Filter the records for lines holding the string "with".

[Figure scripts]

########################################

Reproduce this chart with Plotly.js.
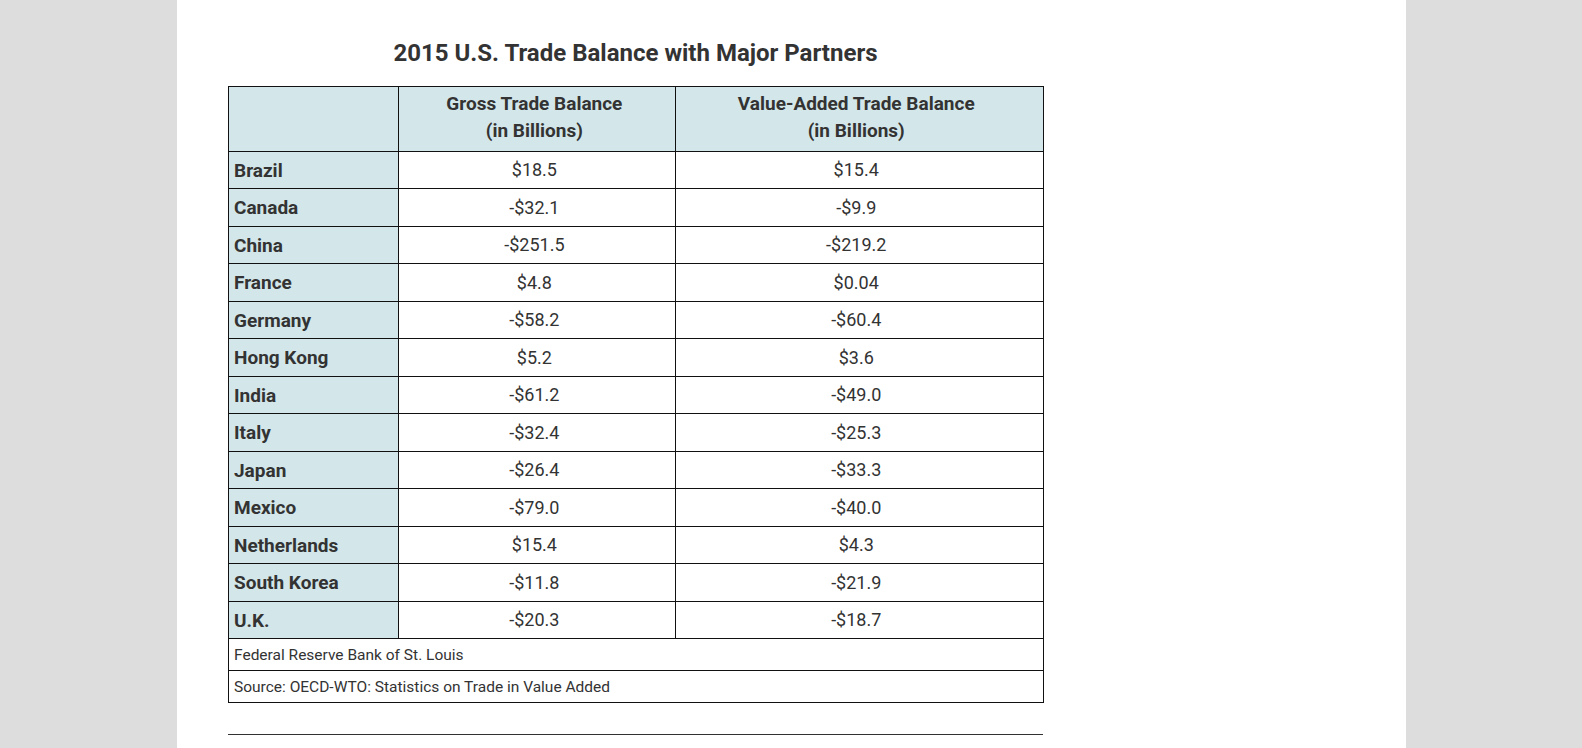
<!DOCTYPE html>
<html>
<head>
<meta charset="utf-8">
<script src="https://cdn.plot.ly/plotly-3.0.1.min.js"></script>
<style>
  html, body { margin: 0; padding: 0; background: #dddddd; }
  #chart { width: 1582px; height: 748px; }
</style>
</head>
<body>
<div id="chart"></div>
<script>
const chartTitle = "2015 U.S. Trade Balance with Major Partners";
const headerLine1 = ["", "Gross Trade Balance", "Value-Added Trade Balance"];
const headerLine2 = ["", "(in Billions)", "(in Billions)"];
const countries = ["Brazil", "Canada", "China", "France", "Germany", "Hong Kong", "India",
                   "Italy", "Japan", "Mexico", "Netherlands", "South Korea", "U.K."];
const grossBalance = [18.5, -32.1, -251.5, 4.8, -58.2, 5.2, -61.2, -32.4, -26.4, -79.0, 15.4, -11.8, -20.3];
const valueAddedBalance = [15.4, -9.9, -219.2, 0.04, -60.4, 3.6, -49.0, -25.3, -33.3, -40.0, 4.3, -21.9, -18.7];
const footerLines = ["Federal Reserve Bank of St. Louis", "Source: OECD-WTO: Statistics on Trade in Value Added"];

const W = 1582, H = 748;
function fmt(v) {
  const a = Math.abs(v);
  const s = (a !== 0 && a < 0.1) ? a.toFixed(2) : a.toFixed(1);
  return (v < 0 ? "-" : "") + "$" + s;
}
const px = x => x / W;
const py = y => 1 - y / H;

const tblLeft = 228, tblRight = 1043;
const tblTop = 86, headH = 65, rowH = 37.5;
const bodyEnd = tblTop + headH + rowH * countries.length;
const footH = 32;
const colW = [170.5, 276.5, 368];

const blue = "#d3e7ea";
const lineCol = "#111111";
const textCol = "#333333";
const clear = "rgba(0,0,0,0)";
const blank = countries.map(() => "");
const noLine = { color: clear, width: 0 };
const noFill = { color: clear };

/* grid: fills and borders */
const gridMain = {
  type: "table",
  domain: { x: [px(tblLeft), px(tblRight)], y: [py(bodyEnd + 2), py(tblTop)] },
  columnwidth: colW,
  header: {
    values: [[""], [""], [""]],
    height: headH,
    fill: { color: blue },
    line: { color: lineCol, width: 1 }
  },
  cells: {
    values: [blank, blank, blank],
    height: rowH,
    fill: { color: [blue, "#ffffff", "#ffffff"] },
    line: { color: lineCol, width: 1 }
  }
};

const gridFoot = {
  type: "table",
  domain: { x: [px(tblLeft), px(tblRight)], y: [py(bodyEnd + 2 * footH + 4), py(bodyEnd)] },
  columnwidth: [815],
  header: { values: [[""]], height: footH, fill: { color: "#ffffff" }, line: { color: lineCol, width: 1 } },
  cells: { values: [[""]], height: footH, fill: { color: "#ffffff" }, line: { color: lineCol, width: 1 } }
};

/* text layers (nudged so each line sits where the reference puts it) */
const dxText = -2;
const headTop = 87.5, headLineH = 27;
const textHead = {
  type: "table",
  domain: { x: [px(tblLeft + dxText), px(tblRight + dxText)], y: [py(headTop + 2 * headLineH + 4), py(headTop)] },
  columnwidth: colW,
  header: {
    values: headerLine1.map(h => [h]),
    height: headLineH, align: "center", fill: noFill, line: noLine,
    font: { family: "Roboto", size: 19, color: textCol, weight: 700 }
  },
  cells: {
    values: headerLine2.map(h => [h]),
    height: headLineH, align: "center", fill: noFill, line: noLine,
    font: { family: "Roboto", size: 19, color: textCol, weight: 700 }
  }
};

const dyMain = 3.7;
const textMain = {
  type: "table",
  domain: { x: [px(tblLeft + dxText), px(tblRight + dxText)], y: [py(bodyEnd + 8), py(tblTop + dyMain)] },
  columnwidth: colW,
  header: { values: [[""], [""], [""]], height: headH, fill: noFill, line: noLine },
  cells: {
    values: [countries, grossBalance.map(fmt), valueAddedBalance.map(fmt)],
    height: rowH,
    align: ["left", "center", "center"],
    fill: noFill, line: noLine,
    font: { family: "Roboto", size: [19, 18, 18], color: textCol, weight: [700, 400, 400] }
  }
};

const dyFoot = 1.5;
const textFoot = {
  type: "table",
  domain: { x: [px(tblLeft + dxText), px(tblRight + dxText)], y: [py(bodyEnd + 2 * footH + 8), py(bodyEnd + dyFoot)] },
  columnwidth: [815],
  header: {
    values: [[footerLines[0]]], height: footH, align: "left", fill: noFill, line: noLine,
    font: { family: "Roboto", size: 15.5, color: textCol }
  },
  cells: {
    values: [[footerLines[1]]], height: footH, align: "left", fill: noFill, line: noLine,
    font: { family: "Roboto", size: 15.5, color: textCol }
  }
};

const layout = {
  width: W, height: H,
  margin: { l: 0, r: 0, t: 0, b: 0 },
  paper_bgcolor: "#dddddd",
  title: {
    text: chartTitle,
    x: 635.5 / W, xanchor: "center", xref: "paper",
    y: 1 - 53 / H, yanchor: "middle", yref: "container",
    font: { family: "Roboto", size: 24, color: "#333333", weight: 700 }
  },
  shapes: [
    { type: "rect", xref: "paper", yref: "paper", x0: px(177), x1: px(1406), y0: 0, y1: 1,
      fillcolor: "#ffffff", line: { width: 0 }, layer: "below" },
    { type: "line", xref: "paper", yref: "paper", x0: px(tblLeft), x1: px(tblRight),
      y0: py(734.5), y1: py(734.5), line: { color: "#333333", width: 1 } }
  ],
  showlegend: false
};

Plotly.newPlot("chart", [gridMain, gridFoot, textHead, textMain, textFoot], layout,
               { displayModeBar: false, staticPlot: true });
</script>
</body>
</html>
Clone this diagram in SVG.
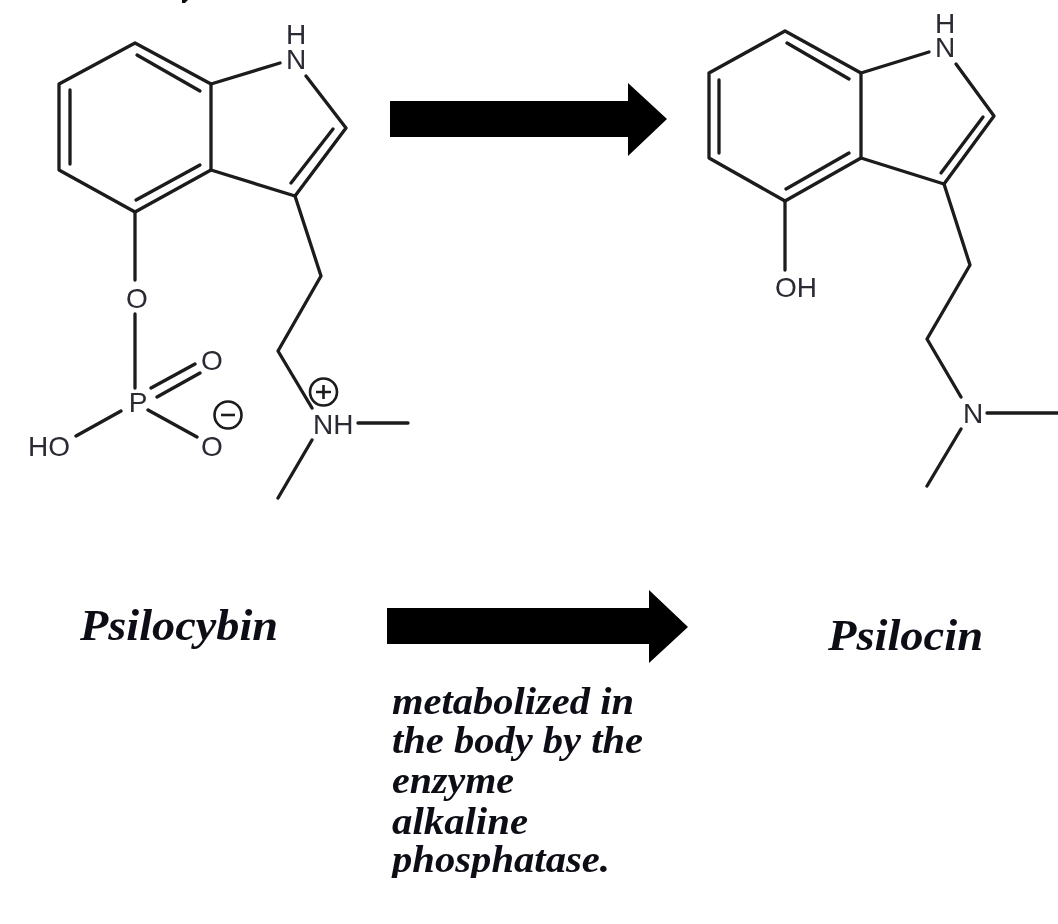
<svg xmlns="http://www.w3.org/2000/svg" width="1058" height="924" viewBox="0 0 1058 924">
<style>
.b{stroke:#1a1a1a;stroke-width:3.3;fill:none;stroke-linecap:round;stroke-linejoin:round}
.c{stroke:#1a1a1a;stroke-width:2.6;fill:none}
.a{font-family:"Liberation Sans",Arial,sans-serif;font-size:28px;fill:#2a2a33}
.t{font-family:"Liberation Serif","Times New Roman",serif;font-weight:bold;font-style:italic;fill:#0a0a14}
.s{font-size:37px}
.m{font-size:44px}
</style>
<defs><filter id="soft" x="-2%" y="-2%" width="104%" height="104%"><feGaussianBlur stdDeviation="0.55"/></filter></defs>
<rect width="1058" height="924" fill="#fff"/>
<g filter="url(#soft)">
<path d="M182 0h6l-3 3h-3z" fill="#111"/>
<g id="psilocybin-bonds">
<path class="b" d="M135 43L59 84V170L135 212L211 170V84Z"/>
<path class="b" d="M137 55L200 91M70 90V164M136 200L200 165"/>
<path class="b" d="M211 84L280 63M306 76L346 128L295 196L211 170M333 129L291 183"/>
<path class="b" d="M295 196L321 276L278 351L312 408M358 423H408M312 440L278 498"/>
<path class="b" d="M135 212V280M135 314V388M151 388L195 364M157 397L200 373M148 410L197 437M76 436L121 411"/>
</g>
<g id="psilocybin-atoms">
<text class="a" x="296" y="44" text-anchor="middle">H</text>
<text class="a" x="296" y="69" text-anchor="middle">N</text>
<text class="a" x="137" y="308" text-anchor="middle">O</text>
<text class="a" x="138" y="412" text-anchor="middle">P</text>
<text class="a" x="212" y="370" text-anchor="middle">O</text>
<text class="a" x="212" y="456" text-anchor="middle">O</text>
<text class="a" x="28" y="456">HO</text>
<text class="a" x="313" y="434">NH</text>
<circle class="c" cx="323.500" cy="392" r="13.500"/>
<path class="c" d="M316 392H331M323.500 385V399"/>
<circle class="c" cx="228" cy="415" r="13.500"/>
<path class="c" d="M221 415H235"/>
</g>
<g id="psilocin-bonds">
<path class="b" d="M785 31L709 73V158L785 201L861 158V73Z"/>
<path class="b" d="M787 43L849 79M719 80V153M786 189L849 153"/>
<path class="b" d="M861 73L929 52M956 64L994 116L944 184L861 158M983 117L941 173"/>
<path class="b" d="M944 184L970 265L927 339L961 397M987 413H1058M961 429L927 486M785 201V270"/>
</g>
<g id="psilocin-atoms">
<text class="a" x="945" y="33" text-anchor="middle">H</text>
<text class="a" x="945" y="57" text-anchor="middle">N</text>
<text class="a" x="775" y="297">OH</text>
<text class="a" x="973" y="423" text-anchor="middle">N</text>
</g>
<g id="arrows">
<path d="M390 101H628V83L667 119L628 156V137H390Z" fill="#000"/>
<path d="M387 608H649V590L688 627L649 663V644H387Z" fill="#000"/>
</g>
<g id="labels">
<text class="t m" x="80" y="640" textLength="198" lengthAdjust="spacingAndGlyphs">Psilocybin</text>
<text class="t m" x="828" y="650" textLength="155" lengthAdjust="spacingAndGlyphs">Psilocin</text>
<text class="t s" x="392" y="714" textLength="242" lengthAdjust="spacingAndGlyphs">metabolized in</text>
<text class="t s" x="392" y="753" textLength="251" lengthAdjust="spacingAndGlyphs">the body by the</text>
<text class="t s" x="392" y="793" textLength="122" lengthAdjust="spacingAndGlyphs">enzyme</text>
<text class="t s" x="392" y="834" textLength="136" lengthAdjust="spacingAndGlyphs">alkaline</text>
<text class="t s" x="392" y="872" textLength="218" lengthAdjust="spacingAndGlyphs">phosphatase.</text>
<rect x="380" y="878" width="300" height="20" fill="#fff"/>
</g>
</g>
</svg>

########################################

_REPLY TO THE EXERCISE_.
Reproduce this chart with Plotly.js.
const chartTitle = "2015 U.S. Trade Balance with Major Partners";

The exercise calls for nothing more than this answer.